Leslie Quaderer said there should be random drug testing for occupants of the tiny homes.
LCO Chairman Taylor said two weeks ago that a grant has been used over 2022 to fund the annual million dollar a year spent on housing the homeless in hotel rooms, but those grant funds are nearly finished and the cost would fall back on the Tribe’s general fund.
Tiny home villages have become part of a nationwide movement as an alternative approach to housing homeless. In some recently constructed villages, each house cost as little as $10,000 to build. The TGB is weighing that option versus the $10,000 per week spent on hotel rooms.

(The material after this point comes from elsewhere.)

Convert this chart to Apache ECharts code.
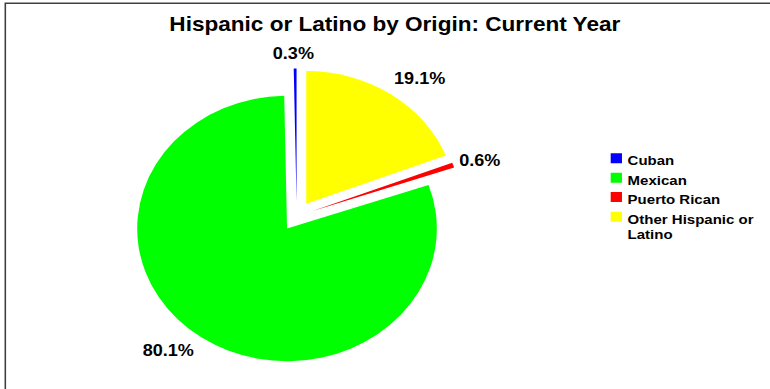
<!DOCTYPE html>
<html>
<head>
<meta charset="utf-8">
<script src="https://cdn.jsdelivr.net/npm/echarts@6/dist/echarts.min.js"></script>
<style>
  html, body { margin: 0; padding: 0; background: #fff; overflow: hidden; }
  #chart { width: 682px; height: 389px; transform: scaleX(1.12903); transform-origin: 0 0; }
</style>
</head>
<body>
<div id="chart"></div>
<script>
// ---- data ----
const titleText = 'Hispanic or Latino by Origin: Current Year';
const categories = ['Cuban', 'Mexican', 'Puerto Rican', 'Other Hispanic or Latino'];
const values = [0.3, 80.1, 0.6, 19.1];
const colors = ['#0000FF', '#00FF00', '#FF0000', '#FFFF00'];

// ---- layout tuning (label line lengths: [length, length2]) ----
const labelLines = [[14.7, -21.8], [16.5, -7.8], [12.0, -10.9], [19.0, -12.8]];
const FONT = '"Liberation Sans", Arial, sans-serif';

const chart = echarts.init(document.getElementById('chart'), null, { renderer: 'svg' });

const pieData = categories.map((name, i) => ({
  name: name,
  value: values[i],
  selected: true,
  itemStyle: { color: colors[i] },
  labelLine: { length: labelLines[i][0], length2: labelLines[i][1] }
}));

// square legend marker sitting at the top of a taller item box
const iconShort = 'path://M0,0h10v10h-10zM0,15h0.01v0.01h-0.01z';
const iconTall = 'path://M0,0h10v10h-10zM0,30h0.01v0.01h-0.01z';
const legendText = { fontFamily: FONT, fontSize: 13.3, fontWeight: 'bold', color: '#000' };

chart.setOption({
  animation: false,
  backgroundColor: '#fff',
  title: {
    text: titleText,
    left: 150, top: 14, padding: 0,
    textStyle: { fontFamily: FONT, fontSize: 20, fontWeight: 'bold', color: '#000' }
  },
  graphic: [{
    type: 'rect', silent: true, z: -1,
    shape: { x: 4.7, y: 3.3, width: 1200, height: 1200 },
    style: { fill: 'none', stroke: '#404040', lineWidth: 1.4 }
  }],
  legend: [{
    data: categories.slice(0, 3),
    orient: 'vertical', left: 540.9, top: 153.3, padding: 0,
    itemWidth: 10, itemHeight: 15, itemGap: 4.4, icon: iconShort,
    selectedMode: false,
    textStyle: Object.assign({}, legendText, { lineHeight: 14 })
  }, {
    data: categories.slice(3),
    orient: 'vertical', left: 540.9, top: 211.7, padding: 0,
    itemWidth: 10, itemHeight: 30, icon: iconTall,
    selectedMode: false,
    textStyle: Object.assign({}, legendText, { lineHeight: 15, width: 118, overflow: 'break' })
  }],
  series: [{
    type: 'pie',
    center: [262.8, 216.2],
    radius: 132.7,
    startAngle: 90,
    clockwise: false,
    selectedMode: 'multiple',
    selectedOffset: 15,
    avoidLabelOverlap: false,
    emphasis: { disabled: true },
    itemStyle: { borderWidth: 0 },
    label: {
      show: true, position: 'outside',
      fontFamily: FONT, fontSize: 16, fontWeight: 'bold', color: '#000',
      distanceToLabelLine: 5,
      formatter: p => p.value.toFixed(1) + '%'
    },
    labelLine: { show: false },
    data: pieData
  }]
});
</script>
</body>
</html>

Currently, in addition to the hotel room expense, there are two shelters on the reservation.
In the recent ARPA Report issued on March 22, 2022, it stated regarding the homelessness situation, “The Tribe is working with Indian Health Service Engineers, contracted surveyors, BIA Roads Engineers, LCO Development, Tribal Realty, Public Works, Jump River Electric and WE Energies to create communities and fund water, sewer, roads, and utility infrastructure.”
The report further stated, “As of November, 2021, there were 205 people on the Housing Authority’s waiting list. We know the housing shortage and homelessness is critical but the problem cannot be quantified because Reservation homelessness doesn't look like inner city homelessness. The Lac Courte Oreilles Housing Survey of 2018 found that the reservation homeless are "couch surfers" who frequently move from place to place by hitching rides.”